HJ: So, I recently profiled Jeffrey Katzenberg, and at a dinner where he was being honored he said something like: ‘We don’t have an obligation to message in our stories, but we have an opportunity.’

QT: I agree with that. I don’t think, though, that when it comes from up to the minute, ripped-from-the-headlines news items that that’s where they were coming from in Old Hollywood. I don’t think they felt the need to deal with the Hitler situation any more than America in the 80s felt the need to deal with Nicaragua situation. Now, the fact that they were mostly Jews from Europe muddies the waters in a way that makes it loaded.

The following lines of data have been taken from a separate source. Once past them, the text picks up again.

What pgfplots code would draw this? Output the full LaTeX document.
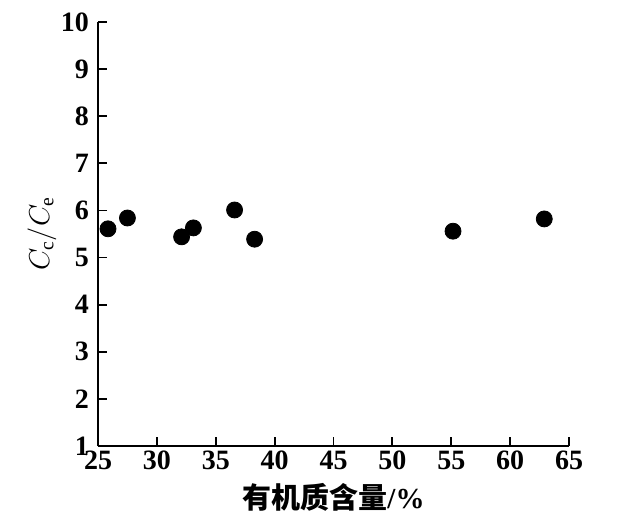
\documentclass[border=0pt]{standalone}
\usepackage{fontspec}
\setmainfont{Liberation Serif}
\newfontfamily\cjk{Noto Sans CJK SC}
\usepackage{pgfplots}
\pgfplotsset{compat=1.18}
\begin{document}
\begin{tikzpicture}
\begin{axis}[
  at={(0,0)}, anchor=south west,
  scale only axis,
  width=235.5pt, height=212pt,
  axis lines=left,
  axis line style={line width=0.9pt, -},
  xmin=25, xmax=65, ymin=1, ymax=10,
  xtick={25,30,...,65}, ytick={1,2,...,10},
  tick style={line width=0.9pt, black},
  tick align=inside,
  major tick length=4.5pt,
  /pgf/number format/assume math mode=true,
  ticklabel style={font=\fontsize{14}{16}\selectfont\bfseries},
  xticklabel style={yshift=1pt},
  yticklabel style={xshift=-1pt},
  xlabel={{\cjk\bfseries 有机质含量}\textbf{/\%}},
  xlabel style={font=\fontsize{14.5}{16}\selectfont, at={(axis description cs:0.5,-0.12)}, anchor=center},
  ylabel={$C_{\mathrm{c}}/C_{\mathrm{e}}$},
  ylabel style={font=\fontsize{14}{16}\selectfont, at={(axis description cs:-0.119,0.5)}, anchor=center, rotate=0},
  clip=false,
]
\addplot[only marks, mark=*, mark size=4pt, black] coordinates {
 (25.85,5.61) (27.5,5.84) (32.1,5.44) (33.1,5.63) (36.6,6.01) (38.3,5.39) (55.15,5.56) (62.9,5.82)
};
\end{axis}
\path[use as bounding box] (-49pt,-40pt) rectangle (261pt,223pt);
\end{tikzpicture}
\end{document}
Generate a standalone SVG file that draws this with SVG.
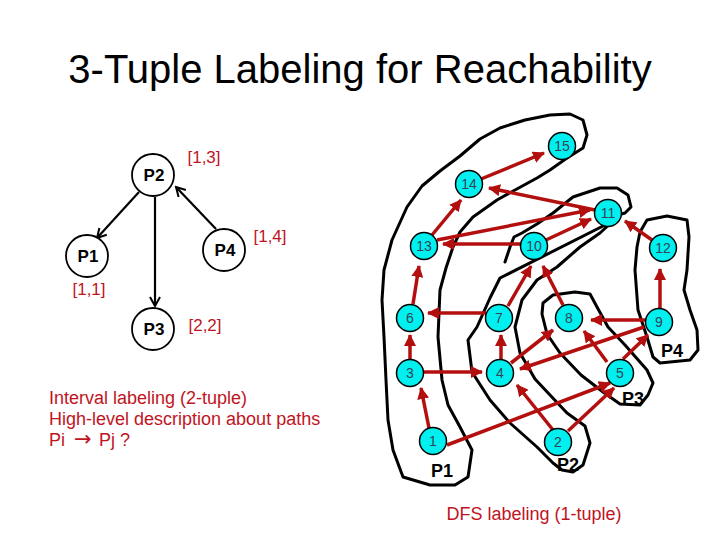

HJ: As someone who is interested in the psychology of it all, why do you think these ‘Hollywood Jews’ didn’t feel more obligated to take a stand?

QT: Just from the Neal Gabler attitude of it all, it was just this paranoia of having to hide inside of the society you’re in. Don’t call too much attention to the Jewishness of your company, or yourself. Better to hide close inside. I mean, that’s pop psychology.  Works for me, though. Does it work for you?

HJ: I suppose that’s the ready answer. One interesting thing that Rabbi Marvin Hier from the Simon Wiesenthal Center said, is that during the early 40s, this Zionist activist Peter Bergson organized these big public rallies and pageants condemning Hitler and calling for the rescue of European Jews. And he could not for the life of him get the American Jewish establishment on board with this. The major Jewish organizations at the time didn’t want to touch these pageants with a ten mile poll — but almost all the Hollywood moguls signed on, they were part of the steering committee, they attended the events. And so, the rabbi said to me that what’s interesting about Urwand’s book as a revelation, is that in the 30s they’re doing business with Hitler, and by the 40s, they realize they made a mistake. Germany’s not going to win the war, and they pull a 180.

QT: I completely buy that. Here’s the thing: if this is collaboration, then what the Hollywood studios are doing with China right now is also collaboration. If they are actually coming from the idea that [China] is a regime that is not to be emulated. Now, I haven’t read the book, but there have been issues of collaboration and I don’t think this 100-percent qualifies. This is collaboration no more than massaging things for China is massaging things for the South in the olden days. Now, on other hand, the [Hollywood] blacklist in the 50s is absolute collaboration with an evil entity. That is Hollywood completely conspiring with the government to fuck over people in a horrible way. Now that’s genuine collaboration; that’s not just offering up your movie to a censor board.

HJ: A Holocaust scholar told me that collaboration is not the right word to use because it actually means to help another entity achieve their aim. What Hollywood was doing, he said, was accommodating.

QT: Look, do we wish that [the moguls] had had more moral fortitude at that moment to do this, that, and the other? Of course we do. But when you look at the blacklist, that is genuine collaboration.

HJ looks at her phone. Nearly 8pm, she must get to another interview. QT orders one last drink.

HJ: Thank you so much for doing this. You should definitely teach film history.

QT: Actually I hope to one day, when I'm a little older. And thank you — this was a blast.